● GOAL OF THE EXERCISE
Copy the data that follows exactly. Include no pictures.
___ RECORDED INFORMATION
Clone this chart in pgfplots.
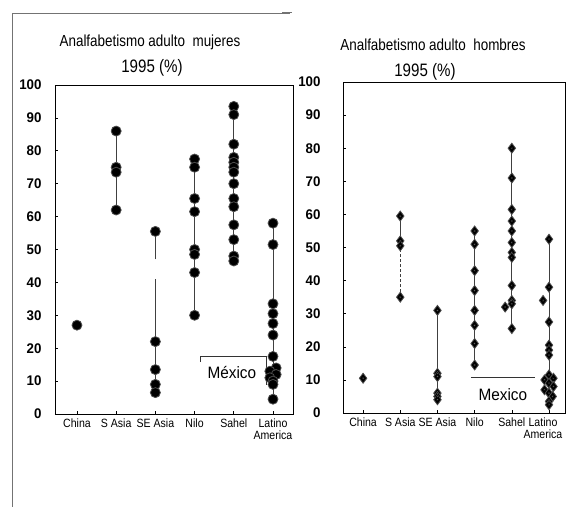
\documentclass[border=0pt]{standalone}
\usepackage{pgfplots}
\pgfplotsset{compat=1.18}
\usepackage{fontspec}
\setmainfont{Liberation Sans}
\newfontfamily\titlefont{Liberation Sans}[FakeStretch=0.84]
\newfontfamily\catfont{Liberation Sans}[FakeStretch=0.88]
\newfontfamily\mexfont{Liberation Sans}[FakeStretch=0.93]
\newfontfamily\tickfont{Liberation Sans}[FakeStretch=0.95]

\pgfplotstableread{
x y
0 27
1 86
1 75
1 73.5
1 62
2 55.5
2 22
2 13.5
2 9
2 6.5
3 77.5
3 75
3 65.5
3 61.5
3 50
3 48.5
3 43
3 30
4 93.5
4 91
4 82
4 78
4 76.5
4 75
4 73.5
4 70
4 65.5
4 63
4 57.5
4 53
4 48
4 46.5
5 58
5 51.5
5 33.5
5 30.5
5 27.5
5 24
5 17.5
5.08 14
4.92 13
5.08 12
4.92 11
5 10
5 9
5 4.5
}\mujeres

\pgfplotstableread{
x y
0 10.5
1 59.5
1 52
1 50.5
1 35
2 31
2 12
2 11
2 6
2 5
2 4
3 55
3 51
3 43
3 37
3 31
3 26.5
3 21
3 14.5
4 80
4 71
4 61.5
4 58
4 55
4 51.5
4 48.5
4 47
4 38.5
4 34
4 33
3.82 32
4 25.5
5 52.5
5 38
4.84 34
5 27.5
5 20.5
5 19
5 17.5
5 11.5
5.12 10.5
4.88 10
5 9
5.12 8
4.88 7
5 6
5.1 5
5 3.5
5 2.5
}\hombres

\pgfplotsset{
  panel/.style={
    scale only axis,
    ymin=0, ymax=100,
    ytick={0,10,...,100},
    xtick={0,1,2,3,4,5},
    xticklabel style={align=center, font=\catfont\fontsize{12}{12.5}\selectfont, yshift=-1pt},
    yticklabel style={font=\tickfont\bfseries\fontsize{14}{15}\selectfont},
    /pgf/number format/assume math mode=true,
    tick align=inside,
    major tick length=3pt,
    xtick pos=bottom, ytick pos=left,
    axis line style={black, line width=0.8pt},
    tick style={black, line width=0.6pt},
    clip=false,
  },
  vline/.style={black!75, line width=0.7pt},
}

\begin{document}
\begin{tikzpicture}
\path[use as bounding box] (0pt,0pt) rectangle (566pt,515pt);
% page frame remnants
\draw[black!55, line width=0.7pt] (12pt,501pt) -- (12pt,8pt);
\draw[black!55, line width=0.7pt] (12pt,502pt) -- (290pt,502pt);
\draw[black!55, line width=0.7pt] (282pt,503pt) -- (292pt,503pt);

% titles
\node[font=\titlefont\fontsize{16}{18}\selectfont] at (150pt,473pt) {Analfabetismo adulto\ \ mujeres};
\node[font=\titlefont\fontsize{18}{20}\selectfont] at (152pt,447pt) {1995 (\%)};
\node[font=\titlefont\fontsize{16}{18}\selectfont] at (433pt,470pt) {Analfabetismo adulto\ \ hombres};
\node[font=\titlefont\fontsize{18}{20}\selectfont] at (425pt,443pt) {1995 (\%)};

% left panel
\begin{axis}[panel, at={(55pt,101pt)}, anchor=south west,
  width=238pt, height=329pt, xmin=-0.56, xmax=5.51,
  xticklabels={China,S Asia,SE Asia,Nilo,Sahel,{Latino\\America}},
  yticklabel style={xshift=-10pt}]
\addplot[vline] coordinates {(1,62) (1,86)};
\addplot[vline] coordinates {(2,6.5) (2,41)};
\addplot[vline] coordinates {(2,47) (2,55.5)};
\addplot[vline] coordinates {(3,30) (3,77.5)};
\addplot[vline] coordinates {(4,46.5) (4,93.5)};
\addplot[vline] coordinates {(5,4.5) (5,58)};
\addplot[only marks, mark=*, mark size=5pt,
  mark options={fill=black, draw=black!70, line width=0.8pt}] table {\mujeres};
\draw[black!80, line width=0.7pt] (axis cs:3.14,15.8) -- (axis cs:3.14,17.6)
  -- (axis cs:4.82,17.6) -- (axis cs:4.82,8.8);
\node[font=\mexfont\fontsize{16.5}{18}\selectfont] at (axis cs:3.95,12.6) {México};
\end{axis}

% right panel
\begin{axis}[panel, at={(343pt,102pt)}, anchor=south west,
  width=222pt, height=331pt, xmin=-0.54, xmax=5.43,
  xticklabels={China,S Asia,SE Asia,Nilo,Sahel,{\makebox[0pt][c]{\hspace{-12pt}Latino}\\\makebox[0pt][c]{\hspace{-12pt}America}}},
  yticklabel style={xshift=-19pt}]
\addplot[vline] coordinates {(1,50.5) (1,59.5)};
\addplot[vline, densely dashed] coordinates {(1,35) (1,50.5)};
\addplot[vline] coordinates {(2,4) (2,31)};
\addplot[vline] coordinates {(3,14.5) (3,55)};
\addplot[vline] coordinates {(4,25.5) (4,80)};
\addplot[vline] coordinates {(5,2.5) (5,52.5)};
\addplot[only marks, mark=diamond*, mark size=5pt,
  mark options={fill=black, draw=black!70, line width=0.8pt}] table {\hombres};
\addplot[only marks, mark=*, mark size=1pt,
  mark options={fill=black!40, draw=none}] table {\hombres};
\draw[black!80, line width=0.7pt] (axis cs:2.9,10.7) -- (axis cs:4.62,10.7);
\node[font=\mexfont\fontsize{16.5}{18}\selectfont] at (axis cs:3.76,5.6) {Mexico};
\end{axis}
\end{tikzpicture}
\end{document}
______
● EXERCISE RESPONSE
Clone this chart in pgfplots.
\documentclass[border=0pt]{standalone}
\usepackage{pgfplots}
\pgfplotsset{compat=1.18}
\usepackage{fontspec}
\setmainfont{Liberation Sans}
\newfontfamily\titlefont{Liberation Sans}[FakeStretch=0.84]
\newfontfamily\catfont{Liberation Sans}[FakeStretch=0.88]
\newfontfamily\mexfont{Liberation Sans}[FakeStretch=0.93]
\newfontfamily\tickfont{Liberation Sans}[FakeStretch=0.95]

\pgfplotstableread{
x y
0 27
1 86
1 75
1 73.5
1 62
2 55.5
2 22
2 13.5
2 9
2 6.5
3 77.5
3 75
3 65.5
3 61.5
3 50
3 48.5
3 43
3 30
4 93.5
4 91
4 82
4 78
4 76.5
4 75
4 73.5
4 70
4 65.5
4 63
4 57.5
4 53
4 48
4 46.5
5 58
5 51.5
5 33.5
5 30.5
5 27.5
5 24
5 17.5
5.08 14
4.92 13
5.08 12
4.92 11
5 10
5 9
5 4.5
}\mujeres

\pgfplotstableread{
x y
0 10.5
1 59.5
1 52
1 50.5
1 35
2 31
2 12
2 11
2 6
2 5
2 4
3 55
3 51
3 43
3 37
3 31
3 26.5
3 21
3 14.5
4 80
4 71
4 61.5
4 58
4 55
4 51.5
4 48.5
4 47
4 38.5
4 34
4 33
3.82 32
4 25.5
5 52.5
5 38
4.84 34
5 27.5
5 20.5
5 19
5 17.5
5 11.5
5.12 10.5
4.88 10
5 9
5.12 8
4.88 7
5 6
5.1 5
5 3.5
5 2.5
}\hombres

\pgfplotsset{
  panel/.style={
    scale only axis,
    ymin=0, ymax=100,
    ytick={0,10,...,100},
    xtick={0,1,2,3,4,5},
    xticklabel style={align=center, font=\catfont\fontsize{12}{12.5}\selectfont, yshift=-1pt},
    yticklabel style={font=\tickfont\bfseries\fontsize{14}{15}\selectfont},
    /pgf/number format/assume math mode=true,
    tick align=inside,
    major tick length=3pt,
    xtick pos=bottom, ytick pos=left,
    axis line style={black, line width=0.8pt},
    tick style={black, line width=0.6pt},
    clip=false,
  },
  vline/.style={black!75, line width=0.7pt},
}

\begin{document}
\begin{tikzpicture}
\path[use as bounding box] (0pt,0pt) rectangle (566pt,515pt);
% page frame remnants
\draw[black!55, line width=0.7pt] (12pt,501pt) -- (12pt,8pt);
\draw[black!55, line width=0.7pt] (12pt,502pt) -- (290pt,502pt);
\draw[black!55, line width=0.7pt] (282pt,503pt) -- (292pt,503pt);

% titles
\node[font=\titlefont\fontsize{16}{18}\selectfont] at (150pt,473pt) {Analfabetismo adulto\ \ mujeres};
\node[font=\titlefont\fontsize{18}{20}\selectfont] at (152pt,447pt) {1995 (\%)};
\node[font=\titlefont\fontsize{16}{18}\selectfont] at (433pt,470pt) {Analfabetismo adulto\ \ hombres};
\node[font=\titlefont\fontsize{18}{20}\selectfont] at (425pt,443pt) {1995 (\%)};

% left panel
\begin{axis}[panel, at={(55pt,101pt)}, anchor=south west,
  width=238pt, height=329pt, xmin=-0.56, xmax=5.51,
  xticklabels={China,S Asia,SE Asia,Nilo,Sahel,{Latino\\America}},
  yticklabel style={xshift=-10pt}]
\addplot[vline] coordinates {(1,62) (1,86)};
\addplot[vline] coordinates {(2,6.5) (2,41)};
\addplot[vline] coordinates {(2,47) (2,55.5)};
\addplot[vline] coordinates {(3,30) (3,77.5)};
\addplot[vline] coordinates {(4,46.5) (4,93.5)};
\addplot[vline] coordinates {(5,4.5) (5,58)};
\addplot[only marks, mark=*, mark size=5pt,
  mark options={fill=black, draw=black!70, line width=0.8pt}] table {\mujeres};
\draw[black!80, line width=0.7pt] (axis cs:3.14,15.8) -- (axis cs:3.14,17.6)
  -- (axis cs:4.82,17.6) -- (axis cs:4.82,8.8);
\node[font=\mexfont\fontsize{16.5}{18}\selectfont] at (axis cs:3.95,12.6) {México};
\end{axis}

% right panel
\begin{axis}[panel, at={(343pt,102pt)}, anchor=south west,
  width=222pt, height=331pt, xmin=-0.54, xmax=5.43,
  xticklabels={China,S Asia,SE Asia,Nilo,Sahel,{\makebox[0pt][c]{\hspace{-12pt}Latino}\\\makebox[0pt][c]{\hspace{-12pt}America}}},
  yticklabel style={xshift=-19pt}]
\addplot[vline] coordinates {(1,50.5) (1,59.5)};
\addplot[vline, densely dashed] coordinates {(1,35) (1,50.5)};
\addplot[vline] coordinates {(2,4) (2,31)};
\addplot[vline] coordinates {(3,14.5) (3,55)};
\addplot[vline] coordinates {(4,25.5) (4,80)};
\addplot[vline] coordinates {(5,2.5) (5,52.5)};
\addplot[only marks, mark=diamond*, mark size=5pt,
  mark options={fill=black, draw=black!70, line width=0.8pt}] table {\hombres};
\addplot[only marks, mark=*, mark size=1pt,
  mark options={fill=black!40, draw=none}] table {\hombres};
\draw[black!80, line width=0.7pt] (axis cs:2.9,10.7) -- (axis cs:4.62,10.7);
\node[font=\mexfont\fontsize{16.5}{18}\selectfont] at (axis cs:3.76,5.6) {Mexico};
\end{axis}
\end{tikzpicture}
\end{document}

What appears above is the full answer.